50 words or less: Kidnap half-brother's bride? Check.  Ransom her in exchange for a magic bow and arrows that will slay dream monsters that cause real wounds? Check.  Accidentally fall in love with captive? Check.  Wait a second!

For a relatively short novella, Laird of Darkness packs quite a punch.  It's on the spicier side, and Alana and Duncan have a whirlwind courtship by anyone's standards (seriously, the whole story takes place over the span of what feels like a few days.)  The story was exciting and the animosity between Duncan and his half-brother made for a believable conflict. 

Duncan is half-Fae, and while that's lent him cool powers like the ability to become invisible at will, it's also caused plenty of problems, like being hounded and wounded by Otherworld monsters any time he sleeps.  In order to finally kill off the dream monsters, he needs a magical bow and arrows that his mom was supposed to give him before he died, but didn't.  The only other bow and arrows belong to his half-brother and sworn enemy, and it's been Duncan's life's work to try to get his hands on the damn things.

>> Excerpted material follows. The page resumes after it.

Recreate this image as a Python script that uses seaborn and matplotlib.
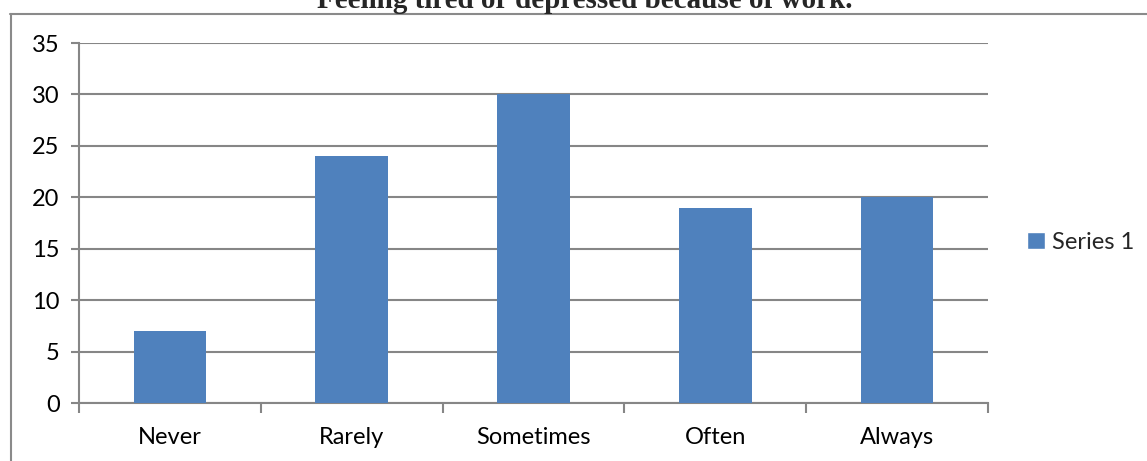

When his enemy's betrothed stumbles into his territory, Duncan views it as strictly business- capture the bride, ransom her for the weapon, kill the dream cooties, live alone and happily ever after.  The minute he puts his peepers on Alana, though, that plan gets shot, as these two start fogging up the proverbial windows pretty much as soon as they meet.

This element didn't make the story feel rushed, though, and I found a couple of other elements really made this story stand out- 1) that Alana isn't a virgin, isn't ashamed of the fact that she isn't a virgin, and didn't lose her virginity in a non-consensual situation or other common trope.  Alana is confident and able to handle herself in a crisis, which is always nice to see.

I also enjoyed the possibilities that were opened up by Alana telling her betrothed that he and his half-brother need to mend the fences, in light of all they have in common (both are half-Fae, both are powerful dudes, and they're freaking half brothers for heaven's sake) and neither seemed particularly averse to the idea.  Perhaps we'll get to see what happens in a future book?

Also, MacPhereson (the half brother) apparently has fallen hard for Alana's servant, Sophia. Possibilities abound there as well.

While I definitely would have enjoyed more details and explanations regarding Alana's healing powers, all in all, this is a whole lot of story for not a lot of money (Amazon has this going for $3.19,) and really, what better combination exists than that?